Thoughts on Boston

I’ve tried to write this post a few times, but nothing ever seemed worthy enough to publish. In fact, I had almost decided to abandon my efforts, but I kept coming back to it. So here it is.

After a string of morning meetings yesterday, I finally settled into my office and found a feed of the marathon just as the first women were approaching the finish line. I watched Rita Jeptoo claim her second victory, and then kept the feed going as I worked until Lelisa Desisa outkicked his closest competitors to snag a win for Ethiopia. When Wesley Korir (a Louisville guy by way of Kenya) made the top 5 after winning the whole thing last year, I turned off the feed and got back to work. I kept a tracker up to see how Jeff over at The Run Factory was doing, and when he finished safe and sound, I completely detached and hunkered down on a project about prehistoric mammals. Until news of the explosions broke.

It didn’t make sense then, and it doesn’t make sense now. Don’t know that it ever will. Watching the reports stream in on traditional and social media, I kept oscillating between bouts of sorrow and anger. Sorrow for those whose families have been irrevocably affected. Sorrow for those who lost their lives, their limbs. Sorrow for those who had their sense of security taken from them. And once the sadness faded, anger set in. Anger for those who worked hard to gain entrance to the world’s greatest race only to have it marred and tarnished by a senseless, spineless act. Anger toward an evil I cannot see or feel or touch but whose presence makes itself known in the most violent ways imaginable. Or unimaginable.

When I really stop and think about it, it’s hard to consider someone committing such a perverted, brutal act against anyone – let alone innocent people euphoric in a moment of accomplishment and celebration. To date, I’ve finished exactly one marathon, and it was one of the most jubilant memories of my life. Something I have a hard time explaining to those who haven’t experienced it. And to juxtapose that elation against such depravity – well, I just can’t.

It’s probably not meant for me to understand, but it doesn’t keep me from wondering what the perpetrator’s objectives were. Yesterday on Twitter, I came across a quote that read something along the lines of, “If you wanted to break someone’s resolve, picking a group of a marathoners was a bad idea.” That phrase carries tremendous weight. Runners are a tenacious bunch. There is no giving up in a race. It just doesn’t happen. Case in point – Bill Iffrig, a 78-year-old veteran of 45 marathons, was knocked to the ground after the first blast swept his legs out from under him. He got up and finished the marathon.

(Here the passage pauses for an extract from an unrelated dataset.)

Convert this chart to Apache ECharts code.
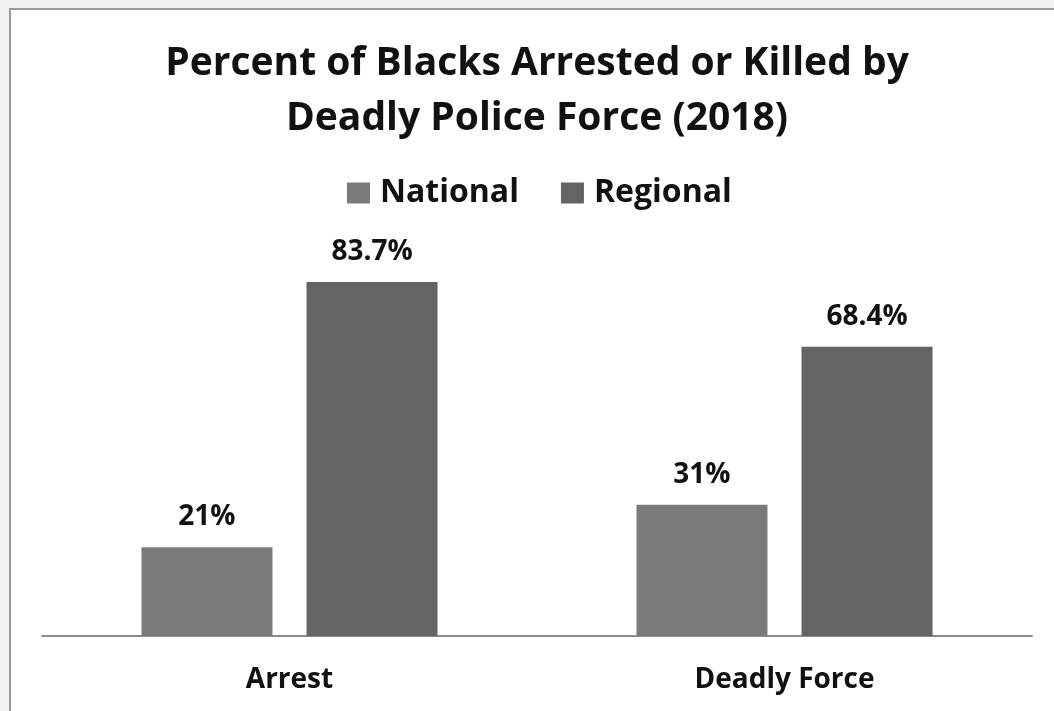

Runners are also a tight group. For a long time, I was hesitant to call myself a runner because I wasn’t fast or experienced. But the first time I ran with a group, they welcomed me with open arms and I immediately gained membership to a supportive, happy club of friends who could care less about my abilities. That can be said for  every runner I’ve encountered since. We encourage one another. We motivate one another. We are thankful for one another.

I make it a point in every race to say thank you aloud to the men and women who are volunteering their time to make sure my run goes as smoothly as possible. The police and emergency workers who staff the bigger races are no exception. Far from it. In the midst of the madness yesterday, while a cacophony of runners was sprinting away from explosions, there were people running into the fray. Immediately. It takes a special kind of person to do that. To question nothing and throw yourself into the situation to help others without pause. THAT is the good in people.

THAT is what I’m choosing to take away from this.

Somewhat organically, I began closing out many of my entries on this blog with three words that have now taken on significant meaning. And so, I’ll close with them as both a request and a directive to my running brethren and sisters.

Keep running, friends.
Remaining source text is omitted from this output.